Conservative author and political commentator David Brooks is calling on Americans to launch a “mass movement” to combat the Trump administration’s push “into authoritarianism,” and is proposing an unlikely alliance as the best approach for such a movement to gain traction.
“Today, populists and progressives generally occupy opposing political parties. But as Richard Hofstadter noted in his classic 'The Age of Reform,' at the turn of the 20th century Populists and Progressives formed an alliance,” Brooks wrote in an op-ed published Tuesday in The Atlantic.
“The Progressives of that era, then as now, were concentrated in the highly educated neighborhoods of big cities," Brooks wrote. "The Populists, then as now, were concentrated in the smaller towns of the Midwest and the South. But both the Progressives and the Populists wanted to help those who were being ground down by industrialization.”
As many have before him, Brooks described President Donald Trump’s second term in office as a “slow corrosion of our ruling institutions,” and one that was “well underway.” As such, he posed what he called “the question of the decade: why hasn’t a resistance movement materialized here?”
As Brooks noted, many lawmakers and those in the education and private sectors have capitulated to the Trump administration, which Brooks argued was due to “intimidation.” Such capitulation, however, would only allow “dominance to become a habit,” he wrote.
The solution, Brooks argued, was a mass American movement, and one that had frequent parallels in U.S. history.
“The old Populist Progressive alliance was economically left, socially center right, and hell-bent on reform.

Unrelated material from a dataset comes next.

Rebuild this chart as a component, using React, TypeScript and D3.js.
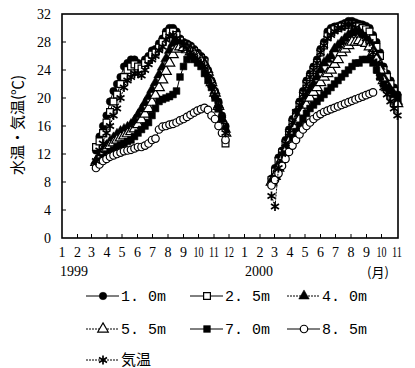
import React, { useEffect, useRef } from 'react'
import * as d3 from 'd3'

// sampling dates (weekly readings)
const dates1999 = [
  '1999-03-10', '1999-03-17', '1999-03-24', '1999-03-31', '1999-04-07', '1999-04-14', '1999-04-21', '1999-04-28',
  '1999-05-05', '1999-05-12', '1999-05-19', '1999-05-26', '1999-06-02', '1999-06-09', '1999-06-16', '1999-06-23',
  '1999-06-30', '1999-07-07', '1999-07-14', '1999-07-21', '1999-07-28', '1999-08-04', '1999-08-11', '1999-08-18',
  '1999-08-25', '1999-09-01', '1999-09-08', '1999-09-15', '1999-09-22', '1999-09-29', '1999-10-06', '1999-10-13',
  '1999-10-20', '1999-10-27', '1999-11-03', '1999-11-10', '1999-11-17', '1999-11-24'
]
const dates2000 = [
  '2000-02-24', '2000-03-02', '2000-03-09', '2000-03-16', '2000-03-23', '2000-03-30', '2000-04-06', '2000-04-13',
  '2000-04-20', '2000-04-27', '2000-05-04', '2000-05-11', '2000-05-18', '2000-05-25', '2000-06-01', '2000-06-08',
  '2000-06-15', '2000-06-22', '2000-06-29', '2000-07-06', '2000-07-13', '2000-07-20', '2000-07-27', '2000-08-03',
  '2000-08-10', '2000-08-17', '2000-08-24', '2000-08-31', '2000-09-07', '2000-09-14', '2000-09-21', '2000-09-28',
  '2000-10-05', '2000-10-12', '2000-10-19', '2000-10-26', '2000-11-02'
]

// water temperature by depth, air temperature (degC)
const w10_1999 = [12.5, 14.5, 16, 17.5, 19.5, 21, 22, 23, 24.5, 25, 25.5, 25.5, 25, 24.8, 25.5, 26, 26.8, 27, 27.8, 28.5,
  29.5, 30, 30, 29.5, 28.5, 28, 27.8, 27.5, 27, 26.5, 26, 25.5, 24, 22.5, 21, 19.5, 17.5, 16]
const w25_1999 = [13, 13.8, 15, 16.5, 18, 19.5, 20.5, 22, 23, 24, 24.5, 24.8, 24.5, 24.2, 25, 25.5, 26.2, 26.5, 27.2, 28,
  29, 29.5, 29.5, 29, 28.2, 27.7, 27.5, 27.2, 26.7, 26.2, 25.7, 25.2, 23.5, 22, 20.5, 18.5, 16, 13.5]
const w40_1999 = [11, 11.8, 12.5, 13.2, 13.8, 14.3, 14.8, 15.2, 15.5, 15.8, 16.2, 16.8, 17.6, 18.4, 19.3, 20.2, 21.2, 22.2, 23.3, 24.4,
  25.6, 26.8, 27.8, 28, 27.8, 27.5, 27.2, 27, 26.6, 26.2, 25.7, 25, 24, 22.5, 21, 19, 17, 15.5]
const w55_1999 = [10.8, 11.5, 12.2, 12.7, 13.2, 13.6, 14, 14.3, 14.6, 14.9, 15.2, 15.6, 16.2, 16.9, 17.7, 18.5, 19.4, 20.4, 21.5, 22.6,
  23.8, 25, 26.2, 27, 27.3, 27.2, 26.9, 26.6, 26.3, 25.9, 25.3, 24.7, 23.7, 22.2, 20.7, 18.8, 16.8, 15]
const w70_1999 = [10.5, 11, 11.5, 12, 12.3, 12.6, 13, 13.3, 13.5, 13.8, 14, 14.5, 15, 15.5, 16, 16.5, 17.5, 18.5, 19.5, 19.8,
  20, 20.2, 20.5, 21, 23, 24.5, 25.5, 26, 25.5, 25, 24.5, 23.5, 22.5, 21.5, 20, 18.5, 17, 15.5]
const w85_1999 = [10, 10.5, 11, 11.3, 11.6, 11.8, 12, 12.2, 12.4, 12.5, 12.6, 12.8, 13, 13, 13.2, 13.5, 14, 14.2, 15.5, 15.9,
  16, 16.2, 16.3, 16.5, 16.8, 17, 17.3, 17.6, 17.9, 18.2, 18.4, 18.6, 18.3, 17.5, 17, 16, 15, 14]
const air_1999 = [11, 12.5, 13.5, 15, 16, 17.5, 18.5, 20, 21.5, 22.5, 23, 23.5, 23.5, 23.2, 24, 24.8, 25.5, 26, 26.8, 27.3,
  28.3, 28.8, 29, 28.5, 28, 27.5, 27, 26.5, 26, 25.5, 25, 24.5, 23.5, 22, 20.5, 19, 17, 15]

const w10_2000 = [8.5, 10, 11.5, 12.5, 14, 15.5, 17, 18, 19.5, 21, 22.5, 23.5, 24.5, 25.5, 27, 28, 29.5, 30, 30.2,
  30.3, 30.5, 30.7, 31, 31, 30.8, 30.6, 30.5, 30.3, 30, 29, 28, 26.5, 24.5, 23.5, 22.5, 21.5, 20.5]
const w25_2000 = [8.3, 9.5, 11, 12.2, 13.5, 15, 16.5, 17.5, 19, 20.5, 22, 23, 24, 25, 26.5, 27.5, 28.8, 29.5, 29.8,
  30, 30.2, 30.4, 30.5, 30.5, 30.3, 30.2, 30, 29.8, 29.5, 28.5, 27.3, 26, 24, 23, 22, 21, 20]
const w40_2000 = [8, 9, 10.5, 11.8, 13, 14.3, 15.5, 16.5, 17.8, 19, 20.2, 21.2, 22, 23, 24, 25, 25.5, 26, 27,
  27.5, 28, 28.5, 29, 29.3, 29.5, 29.5, 29, 28.5, 28, 27, 26, 24.5, 23, 22, 21, 20.5, 19.5]
const w55_2000 = [8, 8.8, 10, 11.3, 12.5, 13.8, 15, 16, 17, 18, 19, 20, 20.8, 21.5, 22.2, 23, 23.5, 24, 24.8,
  25.5, 26.5, 27, 27.5, 28, 28, 28.2, 28, 27.8, 27.3, 26.5, 25.5, 24, 22.5, 21.5, 20.8, 20, 19.2]
const w70_2000 = [7.8, 8.5, 9.5, 10.8, 12, 13.2, 14.3, 15.2, 16, 17, 17.8, 18.5, 19, 19.5, 20, 20.5, 21, 21.5, 22,
  22.5, 23, 23.5, 24, 24.5, 25, 25, 25.5, 25.5, 25.5, 25, 24, 23, 22, 21.5, 21, 20.5, 20]
const w85_2000 = [7.5, 8.3, 9.2, 10.3, 11.3, 12.3, 13.2, 14, 14.8, 15.5, 16, 16.5, 17, 17.4, 17.7, 18, 18.2, 18.4, 18.6,
  18.8, 19, 19.2, 19.4, 19.6, 19.8, 20, 20.2, 20.4, 20.6, 20.8, null, null, null, null, null, null, null]
const air_2000 = [6, 4.5, 10, 12, 13.5, 15, 16.5, 18, 19, 20.5, 22, 23, 24, 25, 26.5, 27.5, 28.5, 29, 29.5,
  30, 30, 30.5, 30.5, 30.5, 30, 29.5, 29, 28.5, 28, 26.5, 25, 23, 21.5, 20.5, 19.5, 18.5, 17.5]

const seriesNames = ['1. 0m', '2. 5m', '4. 0m', '5. 5m', '7. 0m', '8. 5m', '気温']
const monthLabels = ['1', '2', '3', '4', '5', '6', '7', '8', '9', '10', '11', '12',
  '1', '2', '3', '4', '5', '6', '7', '8', '9', '10', '11']
const yTicks = [0, 4, 8, 12, 16, 20, 24, 28, 32]

const parse = d3.timeParse('%Y-%m-%d')

function drawMarker(g: any, kind: string, cx: number, cy: number) {
  if (kind === 'asterisk') {
    g.append('path')
      .attr('d', 'M0,-4.5L0,4.5M-4,-2.4L4,2.4M-4,2.4L4,-2.4')
      .attr('transform', `translate(${cx},${cy})`)
      .attr('stroke', '#000').attr('stroke-width', 1.7).attr('fill', 'none')
    return
  }
  var type = d3.symbolCircle, size = 44, open = false
  if (kind === 'square' || kind === 'squareOpen') { type = d3.symbolSquare; size = 46 }
  if (kind === 'triangle' || kind === 'triangleOpen') { type = d3.symbolTriangle; size = 48 }
  if (kind === 'circleOpen' || kind === 'squareOpen' || kind === 'triangleOpen') open = true
  g.append('path')
    .attr('d', d3.symbol().type(type).size(size)())
    .attr('transform', `translate(${cx},${cy})`)
    .attr('fill', open ? '#fff' : '#000')
    .attr('stroke', '#000')
    .attr('stroke-width', open ? 1.2 : 0.5)
}

export default function App() {
  const ref = useRef<SVGSVGElement>(null)

  useEffect(() => {
    var svg = d3.select(ref.current)
    svg.selectAll('*').remove()

    const left = 62, right = 397, top = 14, bottom = 238

    var x = d3.scaleTime()
      .domain([new Date(1999, 0, 1), new Date(2000, 10, 1)]).range([left, right])
    var y = d3.scaleLinear().domain([0, 32]).range([bottom, top])

    const series = [
      { name: seriesNames[0], v99: w10_1999, v00: w10_2000, marker: 'circle', dash: null },
      { name: seriesNames[1], v99: w25_1999, v00: w25_2000, marker: 'squareOpen', dash: null },
      { name: seriesNames[2], v99: w40_1999, v00: w40_2000, marker: 'triangle', dash: '2,1' },
      { name: seriesNames[3], v99: w55_1999, v00: w55_2000, marker: 'triangleOpen', dash: '2,1' },
      { name: seriesNames[4], v99: w70_1999, v00: w70_2000, marker: 'square', dash: null },
      { name: seriesNames[5], v99: w85_1999, v00: w85_2000, marker: 'circleOpen', dash: null },
      { name: seriesNames[6], v99: air_1999, v00: air_2000, marker: 'asterisk', dash: '2,1' },
    ]

    var line = d3.line<any>()
      .defined(d => d.v != null)
      .x(d => x(d.t)).y(d => y(d.v))

    // data
    var plot = svg.append('g').attr('class', 'plot')
    series.forEach(s => {
      var segs = [
        dates1999.map((d, i) => ({ t: parse(d), v: s.v99[i] })),
        dates2000.map((d, i) => ({ t: parse(d), v: s.v00[i] })),
      ]
      segs.forEach(pts => {
        plot.append('path').attr('d', line(pts))
          .attr('fill', 'none').attr('stroke', '#000').attr('stroke-width', 1)
          .attr('stroke-dasharray', s.dash)
        pts.filter(p => p.v != null).forEach(p => drawMarker(plot, s.marker, x(p.t), y(p.v)))
      })
    })

    // frame
    svg.append('rect')
      .attr('x', left).attr('y', top).attr('width', right - left + 1).attr('height', bottom - top)
      .attr('fill', 'none').attr('stroke', '#000').attr('stroke-width', 1.6)

    // y axis
    var yg = svg.append('g').attr('font-family', '"Liberation Serif", serif').attr('font-size', 14)
    yTicks.forEach(t => {
      yg.append('text').attr('x', 51).attr('y', y(t)).attr('dy', '0.35em')
        .attr('text-anchor', 'end').text(t)
      if (t > 0 && t < 32) {
        yg.append('line').attr('x1', left).attr('x2', left + 4).attr('y1', y(t)).attr('y2', y(t))
          .attr('stroke', '#000').attr('stroke-width', 1)
      }
    })

    // x axis
    var months = d3.timeMonth.range(new Date(1999, 0, 1), new Date(2000, 10, 2))
    var xg = svg.append('g').attr('font-family', '"Liberation Serif", serif').attr('font-size', 14)
    months.forEach((m, i) => {
      xg.append('text').attr('x', x(m)).attr('y', 257)
        .attr('text-anchor', 'middle').attr('textLength', monthLabels[i].length > 1 ? 10 : null)
        .attr('lengthAdjust', 'spacingAndGlyphs')
        .text(monthLabels[i])
      if (i > 0 && i < months.length - 1) {
        xg.append('line').attr('x1', x(m)).attr('x2', x(m)).attr('y1', bottom).attr('y2', bottom - 4)
          .attr('stroke', '#000').attr('stroke-width', 1)
      }
    })
    xg.append('text').attr('x', 60).attr('y', 276).text('1999')
    xg.append('text').attr('x', 245).attr('y', 276).text('2000')
    xg.append('text').attr('x', 367).attr('y', 277)
      .attr('font-family', '"Noto Sans CJK JP", sans-serif').attr('font-size', 13).text('(月)')

    // y label
    svg.append('text')
      .attr('transform', 'translate(23,125) rotate(-90)')
      .attr('text-anchor', 'middle')
      .attr('font-family', '"Noto Sans CJK JP", sans-serif').attr('font-size', 15)
      .text('水温・気温(℃)')

    // legend
    var lg = svg.append('g')
    var cols = [86, 190, 287], rows = [296, 329, 360]
    series.forEach((s, i) => {
      var lx = cols[i % 3], ly = rows[Math.floor(i / 3)]
      lg.append('line').attr('x1', lx).attr('x2', lx + 33).attr('y1', ly).attr('y2', ly)
        .attr('stroke', '#000').attr('stroke-width', 1).attr('stroke-dasharray', s.dash)
      drawMarker(lg, s.marker, lx + 17, ly)
      var isJa = s.name === '気温'
      lg.append('text').attr('x', lx + 35).attr('y', ly).attr('dy', '0.36em')
        .attr('font-family', isJa ? '"Noto Sans CJK JP", sans-serif' : '"Liberation Mono", monospace')
        .attr('font-size', isJa ? 15 : 15).attr('letter-spacing', 0)
        .style('white-space', 'pre')
        .text(s.name)
    })
  }, [])

  return (
    <svg ref={ref} width={415} height={368}
      style={{ position: 'absolute', left: 0, top: 0, background: '#fff' }} />
  )
}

A contemporary version of this alliance would likely turn out to be the same,” Brooks wrote.
“This has the benefit of scrambling outdated 20th-century categories of left and right, and could help promote the notion that we are one nation, culturally cohesive but economically and demographically diverse," he added. "It rejects the Trumpian idea that we are sentenced to an endless class or culture war.”
As for what this potential alliance would actually need to do, Brooks said it was a simple matter of achieving real-world “concrete” victories in halting an anti-Democratic push from the Trump administration.
“A successful anti-MAGA movement must start by winning some achievable, concrete victory – halting this specific attack on democracy or that specific Trump program – and building from there,” Brooks wrote. “It must bring people from fear and stasis to hope and momentum.”